Soros was asked about the state of the macroeconomy during a Q&A held at the Nasdaq Market Site Wednesday morning and hosted by Thomson Reuters. "If I had to sum it up in one word, I would say 'blah,'" he replied. "It may slip into a double dip or it may not, but it's going to slow down. There's no question in my mind."
The major factor standing in the way of a more robust rebound right now, Soros believes, is the emerging vogue for "fiscal rectitude" at a time when more stimulus is needed. "I think it is premature," he says of the drive to shrink deficits. "Of course, you can't run up the national debt indefinitely. . . . But it's the right policy at the wrong time."
Soros addressed a number of other topics during a wide-ranging, hour-long interview. Some highlights:
- He predicts the Federal Reserve will attempt further quantitative easing, "but they're very reluctant to do it, and for good reason, because it may not be as effective as the first time they did it. It's the appropriate thing to do, but I don't think it's going to be very effective."
- "I don't think people realize how serious the financial and economic situation was when it collapsed because President Obama employed the confidence multiplier and actually it succeeded. It made the recession shallower and shorter than it would've been. . . . But the problem with the confidence multiplier is if reality doesn't meet expectations, then confidence turns to disappointment."
- Soros continues to believe Obama should have demanded the government get equity in the banks it bailed out. "This was a political decision. The other way would've been more effective. But it backfired. Instead of nationalizing the banks, we effectively nationalized their liabilities."

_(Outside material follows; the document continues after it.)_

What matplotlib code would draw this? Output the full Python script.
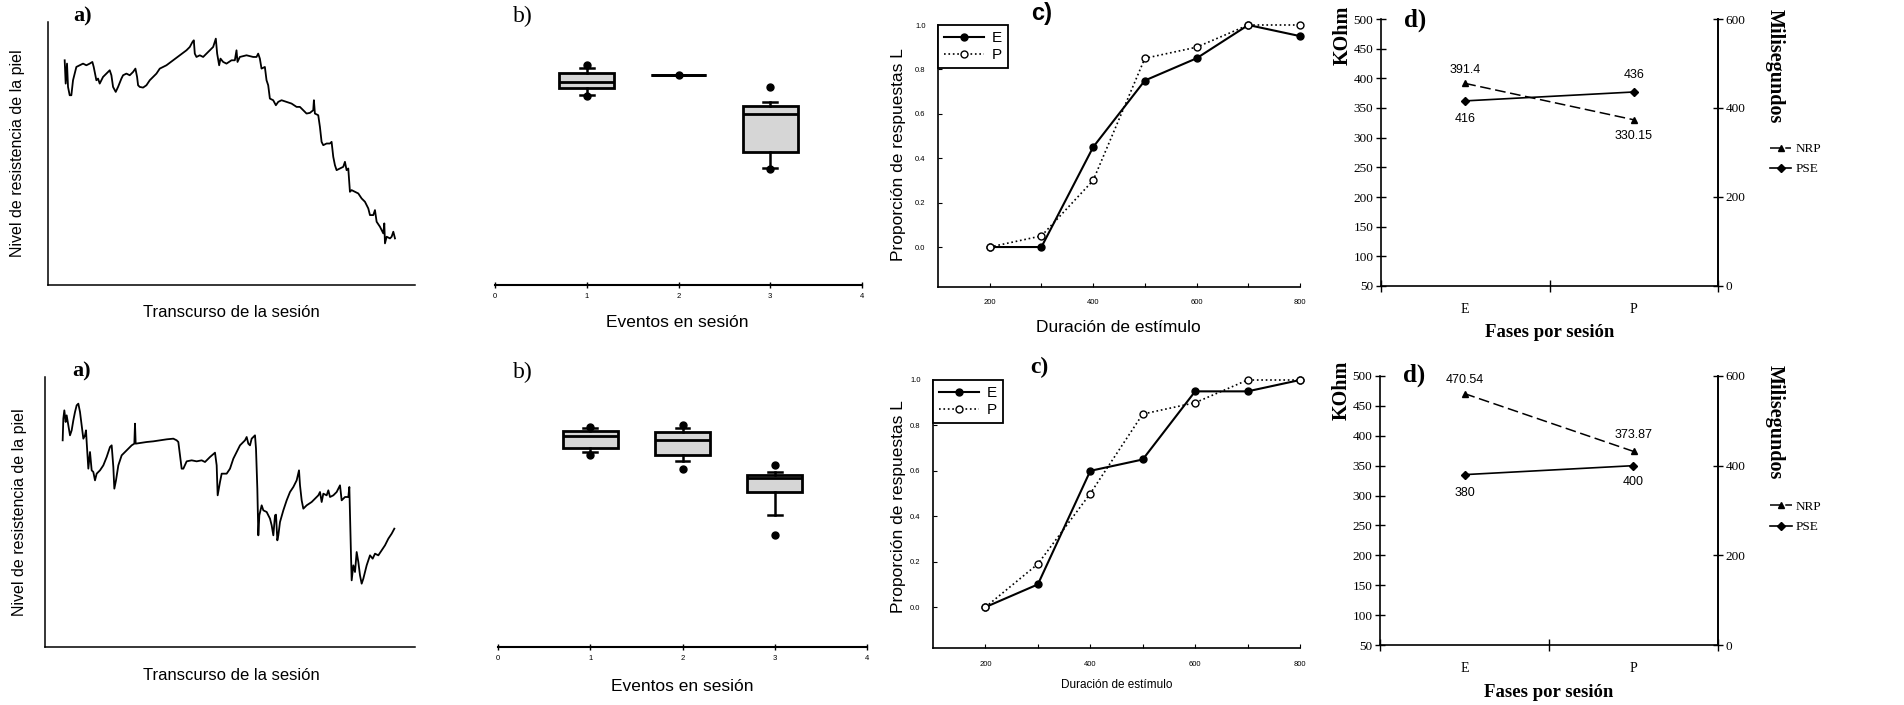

- He had lots to say about China. "China is the great winner. It's rising very rapidly because the West is sinking. The shift is phenomenal. I have never seen anything like it." He also said, "Until the crunch, the U.S. consumer was the motor of the world economy. Now it's the Chinese. It's smaller, so the world economy has a smaller motor. So it's not running very fast." Asked whether the U.S. should consider trade sanctions against China for manipulating its currency, Soros said, "These things might be destructive. Threatening them might be appropriate, but once you use it, both sides suffer."